Pop art is an art movement that emerged in the mid 1950s in Britain and in the late 1950s in the United States. Pop art presented a challenge to traditions of fine art by including imagery from popular culture such as advertising, news, etc. In Pop art, material is sometimes visually removed from its known context, isolated, and/or combined with unrelated material. The concept of pop art refers not as much to the art itself as to the attitudes that led to it.
Pop art employs aspects of mass culture, such as advertising, comic books and mundane cultural objects. It is widely interpreted as a reaction to the then-dominant ideas of abstract expressionism, as well as an expansion upon them. And due to its utilization of found objects and images it is similar to Dada. Pop art is aimed to employ images of popular as opposed to elitist culture in art, emphasizing the banal or kitschy elements of any given culture, most often through the use of irony. It is also associated with the artists' use of mechanical means of reproduction or rendering techniques.
Norma Jeane Mortensen Baker (June 1, 1926 – August 5, 1962), professionally recognized as Marilyn Monroe, was an American actress, model, and singer, who became a major sex symbol, starring in a number of commercially successful motion pictures during the 1950s and early 1960s.
After spending much of her childhood in foster homes, Monroe began a career as a model, which led to a film contract in 1946 with Twentieth Century-Fox. Her early film appearances were minor, but her performances in The Asphalt Jungle and All About Eve (both 1950) drew attention to her. By 1953, Monroe had progressed to a leading role in Niagara (1953), a melodramatic film noir that dwelt on her seductiveness. Her "dumb blonde" persona was used to comic effect in subsequent films such as Gentlemen Prefer Blondes (1953), How to Marry a Millionaire (1953) and The Seven Year Itch (1955). Limited by typecasting, Monroe studied at the Actors Studio to broaden her range. Her dramatic performance in Bus Stop (1956) was hailed by critics and garnered a Golden Globe nomination. Her production company, Marilyn Monroe Productions, released The Prince and the Showgirl (1957), for which she received a BAFTA Award nomination and won a David di Donatello award. She received a Golden Globe Award for her performance in Some Like It Hot (1959). Monroe's last completed film was The Misfits, co-starring Clark Gable with screenplay by her then-husband, Arthur Miller.

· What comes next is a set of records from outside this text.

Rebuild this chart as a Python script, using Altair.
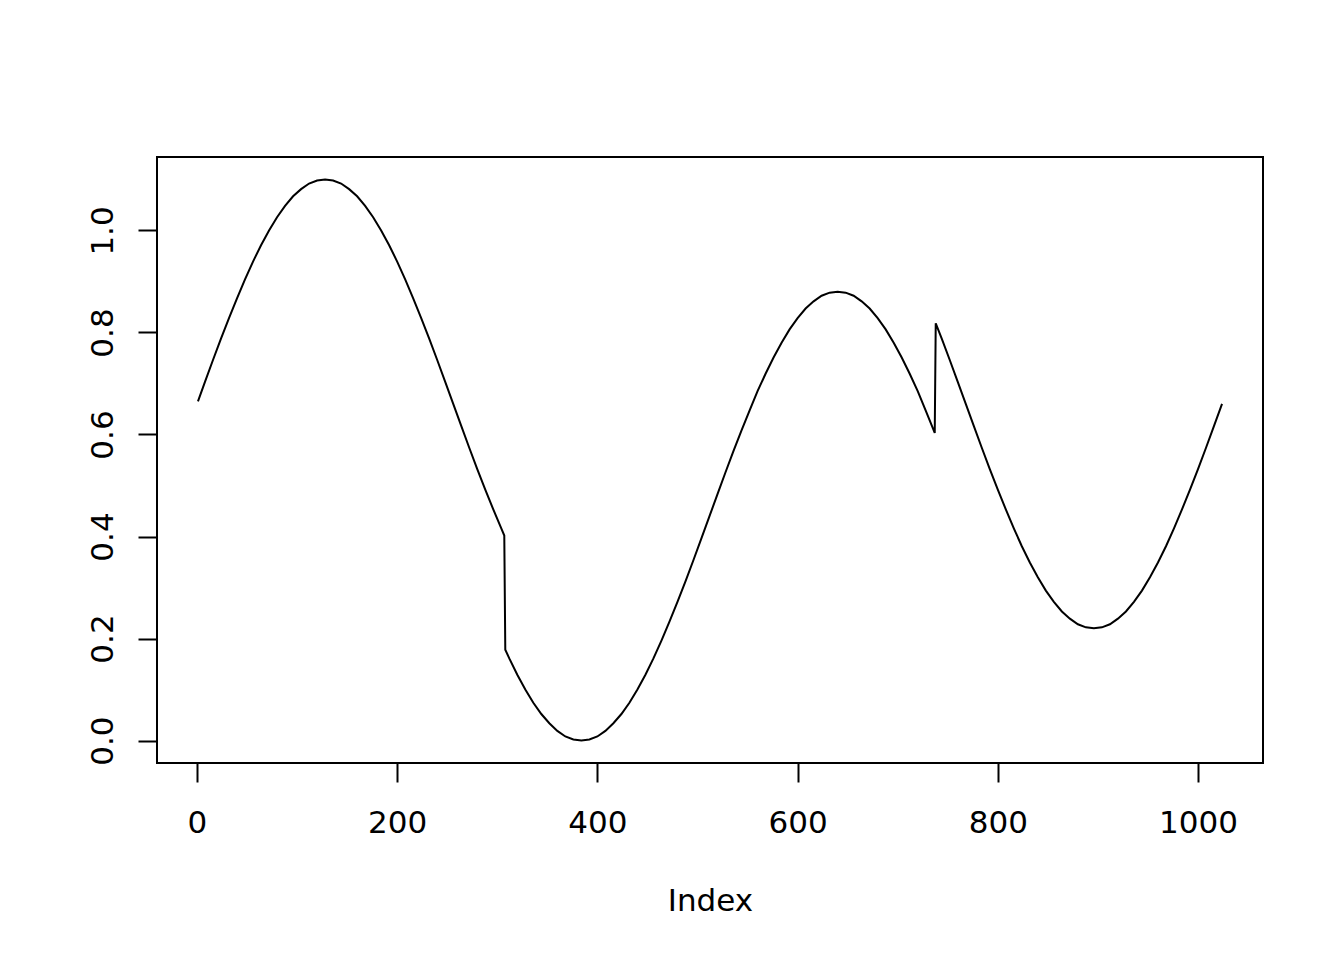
import altair as alt
import pandas as pd

# Values
index = [1, 8, 16, 24, 32, 40, 48, 56, 64, 72, 80, 88, 96, 104, 112, 120, 128,
         136, 144, 152, 160, 168, 176, 184, 192, 200, 208, 216, 224, 232, 240,
         248, 256, 264, 272, 280, 288, 296, 304, 307, 308, 312, 320, 328, 336,
         344, 352, 360, 368, 376, 384, 392, 400, 408, 416, 424, 432, 440, 448,
         456, 464, 472, 480, 488, 496, 504, 512, 520, 528, 536, 544, 552, 560,
         568, 576, 584, 592, 600, 608, 616, 624, 632, 640, 648, 656, 664, 672,
         680, 688, 696, 704, 712, 720, 728, 736, 737, 738, 744, 752, 760, 768,
         776, 784, 792, 800, 808, 816, 824, 832, 840, 848, 856, 864, 872, 880,
         888, 896, 904, 912, 920, 928, 936, 944, 952, 960, 968, 976, 984, 992,
         1000, 1008, 1016, 1024]
value = [0.665, 0.703, 0.746, 0.788, 0.828, 0.867, 0.904, 0.939, 0.971, 1.000,
         1.026, 1.048, 1.067, 1.081, 1.092, 1.098, 1.100,
         1.098, 1.092, 1.081, 1.067, 1.048, 1.026, 1.000, 0.971, 0.939, 0.904,
         0.867, 0.828, 0.788, 0.746,
         0.703, 0.660, 0.617, 0.574, 0.532, 0.492, 0.453, 0.416, 0.402, 0.178,
         0.161, 0.129, 0.100, 0.074,
         0.052, 0.034, 0.019, 0.008, 0.002, 0.000, 0.002, 0.008, 0.019, 0.034,
         0.052, 0.074, 0.100, 0.129,
         0.161, 0.196, 0.233, 0.272, 0.312, 0.354, 0.397, 0.440, 0.483, 0.526,
         0.568, 0.608, 0.647, 0.685,
         0.719, 0.751, 0.780, 0.806, 0.828, 0.847, 0.861, 0.872, 0.878, 0.880,
         0.878, 0.872, 0.861, 0.847,
         0.828, 0.806, 0.780, 0.751, 0.719, 0.685, 0.647, 0.608, 0.603, 0.818,
         0.788, 0.746, 0.703, 0.660,
         0.617, 0.574, 0.532, 0.492, 0.453, 0.416, 0.381, 0.349, 0.320, 0.294,
         0.272, 0.253, 0.239, 0.228,
         0.222, 0.220, 0.222, 0.228, 0.239, 0.253, 0.272, 0.294, 0.320, 0.349,
         0.381, 0.416, 0.453, 0.492,
         0.532, 0.574, 0.617, 0.660]
x_ticks = [0, 200, 400, 600, 800, 1000]
y_ticks = [0.0, 0.2, 0.4, 0.6, 0.8, 1.0]

df = pd.DataFrame({"Index": index, "value": value})

FONT = "DejaVu Sans"
FS = 31

chart = alt.Chart(df).mark_line(color="black", strokeWidth=2).encode(
    x=alt.X(
        "Index:Q",
        scale=alt.Scale(domain=[-39.92, 1064.92], nice=False, zero=False),
        axis=alt.Axis(
            values=x_ticks, format="d", title="Index",
            labelBaseline="alphabetic", labelPadding=50,
            titleBaseline="alphabetic", titleY=147,
        ),
    ),
    y=alt.Y(
        "value:Q",
        scale=alt.Scale(domain=[-0.044, 1.144], nice=False, zero=False),
        axis=alt.Axis(
            values=y_ticks, format=".1f", title=None,
            labelAngle=270, labelAlign="center", labelBaseline="alphabetic",
            labelPadding=26,
        ),
    ),
).properties(
    width=1106,
    height=606,
    autosize=alt.AutoSizeParams(type="none"),
    padding={"left": 149, "top": 149, "right": 60, "bottom": 180},
    background="white",
).configure_view(
    stroke="black", strokeWidth=2, fill="white"
).configure_axis(
    grid=False, domain=False, ticks=True, tickSize=19, tickWidth=2,
    tickColor="black", labelFont=FONT, labelFontSize=FS, labelColor="black",
    titleFont=FONT, titleFontSize=FS, titleFontWeight="normal", titleColor="black",
    labelOverlap=False, labelFlush=False,
)

chart.save("out.html", embed_options={"renderer": "svg", "actions": False})
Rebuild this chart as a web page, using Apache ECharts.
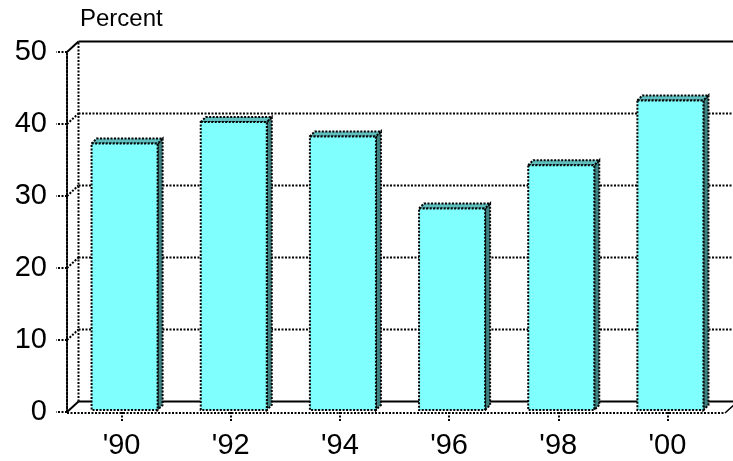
<!DOCTYPE html>
<html>
<head>
<meta charset="utf-8">
<script src="https://cdn.jsdelivr.net/npm/echarts@6/dist/echarts.min.js"></script>
<style>html,body{margin:0;padding:0;background:#fff}#c{width:733px;height:461px}</style>
</head>
<body>
<div id="c"></div>
<script>
const categories = ["'90", "'92", "'94", "'96", "'98", "'00"];
const percentValues = [37, 40, 38, 28, 34, 43];
const yTicks = [0, 10, 20, 30, 40, 50];

const FONT = '"Liberation Sans", Arial, sans-serif';
const WALL_DX = 11.5, WALL_DY = -10.5;   // depth of the 3D frame
const BAR_DX = 5, BAR_DY = -5;           // depth of each bar
const BAR_OX = 3, BAR_OY = -2;           // bar placement inside the depth
const DOT = [2, 1.5];
const LW = 2;

const chart = echarts.init(document.getElementById('c'), null, {renderer: 'canvas'});

function frameItem(params, api) {
  const cs = params.coordSys;
  const v = api.value(0);
  const p = api.coord([0, v]);
  const x0 = cs.x, y = p[1];
  const xb = x0 + WALL_DX, yb = y + WALL_DY;
  const xr = cs.x + cs.width + WALL_DX + 4;
  const children = [];
  const solid = (v === 0 || v === 50);
  children.push({type: 'line', shape: {x1: x0, y1: y, x2: xb, y2: yb},
    style: {stroke: '#000', lineWidth: solid ? 2 : LW, lineDash: solid ? null : DOT}});
  children.push({type: 'line', shape: {x1: xb, y1: yb, x2: xr, y2: yb},
    style: {stroke: '#000', lineWidth: solid ? 2.2 : LW, lineDash: solid ? null : DOT}});
  if (v === 0) {
    const top = api.coord([0, 50]);
    children.push({type: 'line', shape: {x1: xb, y1: yb, x2: xb, y2: top[1] + WALL_DY},
      style: {stroke: '#000', lineWidth: LW, lineDash: DOT}});
    const xf = cs.x + cs.width + 3;
    children.push({type: 'line', shape: {x1: x0, y1: y + 1, x2: xf, y2: y + 1},
      style: {stroke: '#000', lineWidth: 2.2, lineDash: DOT}});
    children.push({type: 'line', shape: {x1: xf, y1: y + 1, x2: xf + WALL_DX, y2: y + 1 + WALL_DY},
      style: {stroke: '#000', lineWidth: 1.5}});
  }
  return {type: 'group', children: children};
}

function barItem(params, api) {
  const i = api.value(0), v = api.value(1);
  const base = api.coord([i, 0]);
  const top = api.coord([i, v]);
  const w = api.size([1, 0])[0] * 0.605;
  const cx = base[0] + BAR_OX;
  const by = base[1] + BAR_OY, ty = top[1] + BAR_OY;
  const l = cx - w / 2, r = cx + w / 2;
  const stroke = {stroke: '#000', lineWidth: LW, lineDash: DOT};
  return {type: 'group', children: [
    {type: 'polygon', shape: {points: [[r, ty], [r + BAR_DX, ty + BAR_DY], [r + BAR_DX, by + BAR_DY], [r, by]]},
      style: Object.assign({fill: '#3f8080'}, stroke)},
    {type: 'polygon', shape: {points: [[l, ty], [l + BAR_DX, ty + BAR_DY], [r + BAR_DX, ty + BAR_DY], [r, ty]]},
      style: Object.assign({fill: '#5fbfbf'}, stroke)},
    {type: 'rect', shape: {x: l, y: ty, width: w, height: by - ty},
      style: Object.assign({fill: '#80ffff'}, stroke)}
  ]};
}

chart.setOption({
  animation: false,
  backgroundColor: '#fff',
  textStyle: {fontFamily: FONT},
  grid: {left: 67, top: 52, width: 655, height: 360},
  xAxis: {
    type: 'category', data: categories, boundaryGap: true,
    axisLine: {show: false},
    axisTick: {show: true, alignWithLabel: true, length: 9, lineStyle: {color: '#000', width: LW, type: DOT}},
    axisLabel: {fontSize: 29, color: '#000', margin: 19, fontFamily: FONT}
  },
  yAxis: {
    type: 'value', min: 0, max: 50, interval: 10,
    name: 'Percent', nameLocation: 'end', nameGap: 33,
    nameTextStyle: {fontSize: 24, color: '#000', align: 'left', verticalAlign: 'middle', padding: [0, 0, 0, 13], fontFamily: FONT},
    axisLine: {show: true, lineStyle: {color: '#000', width: LW, type: DOT}},
    axisTick: {show: true, length: 11, lineStyle: {color: '#000', width: LW, type: DOT}},
    axisLabel: {fontSize: 29, color: '#000', margin: 20, fontFamily: FONT},
    splitLine: {show: false}
  },
  series: [
    {type: 'custom', name: 'frame', renderItem: frameItem, data: yTicks.map(v => [v]),
      encode: {y: 0}, z: 1, silent: true},
    {type: 'custom', name: 'Percent', renderItem: barItem,
      data: percentValues.map((v, i) => [i, v]), encode: {x: 0, y: 1}, z: 3}
  ]
});
</script>
</body>
</html>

Andy Warhol (August 6, 1928 – February 22, 1987) was an American artist who was a leading figure in the visual art movement known as pop art. His works explore the relationship between artistic expression, celebrity culture and advertisement that flourished by the 1960s. After a successful career as a commercial illustrator, Warhol became a renowned and sometimes controversial artist. The Andy Warhol Museum in his native city, Pittsburgh, Pennsylvania, holds an extensive permanent collection of art and archives. It is the largest museum in the United States of America dedicated to a single artist.
Andy Warhol's artwork ranged in many forms of media that include hand drawing, painting, printmaking, photography, silk screening, sculpture, film, and music. He was a pioneer in computer-generated art using Amiga computers that were introduced in 1985, just before his death in 1987. He founded Interview Magazine and was the author of numerous books, including The Philosophy of Andy Warhol and Popism: The Warhol Sixties. Andy Warhol is also notable as a gay man who lived openly as such before the gay liberation movement. His studio, The Factory, was a famous gathering place that brought together distinguished intellectuals, drag queens, playwrights, Bohemian street people, Hollywood celebrities, and wealthy patrons. Warhol has been the subject of numerous retrospective exhibitions, books, and feature and documentary films. He coined the widely used expression "15 minutes of fame". Many of his creations are very collectible and highly valuable. The highest price ever paid for a Warhol painting is US$100 million for a 1963 canvas titled Eight Elvises. The private transaction was reported in a 2009 article in The Economist, which described Warhol as the "bellwether of the art market". Warhol's works include some of the most expensive paintings ever sold.